Maybe also this brain is too old to process Shakespearean sentences in real time. A lot of it only works when I have done some preparation, certainly that was the drill when my mother used to take school parties to Stratford. It seems unlikely that I am alone in this and maybe that is part of why, for example, the wicked sisters sometimes seemed to put more effort into their hips than their tongues. In any event, a little late in the day, I shall now put some quality time into my Arden (illustrated above), an Arden which had once belonged to a young lady who was promoted from VIB in Room 9 to VIA in Room 2 during her term of ownership. Did she forget to return it to their school library?
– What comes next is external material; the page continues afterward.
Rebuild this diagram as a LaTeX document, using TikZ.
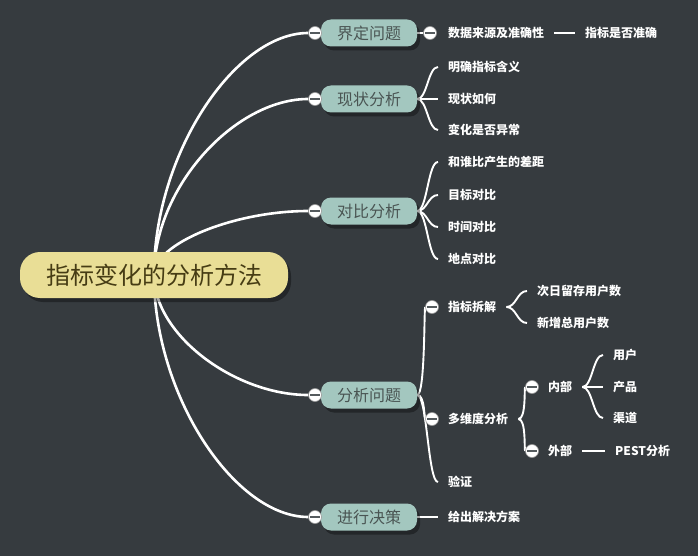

Home to be irritated by a piece in the paper about the shocking state of child care services. What on earth do people expect to get when they don't pay the sort of taxes needed to provide proper public services? Let them look forward to what they will get when said services have been flogged off to the private sector and they get even less bang for their buck. Or are these expectations merely the product of journalists in search of copy? Have the public actually made a choice; they would rather have the pound in their pocket than in that of some poor sod of a social worker trying to sort out some drink & drug fuelled mess on some bog standard estate? And then irritated by another which tells me that a slice of our presumably badly stretched police budget is to be spent on banning kat (and upsetting another minority), at a time when plenty of civilised people think that we should make such stuff legal, and some civilised states actually are. See http://www.legalhighsforum.com/. Followed in the morning by yet another piece about Boris backing some ridiculous garden bridge. Is there no end to which the vanity of politicians cannot be turned?

PS: only a modest amount of smoking in this show. Didn't feel that they were really putting their hearts into it, just going through the motions to preserve the privilege.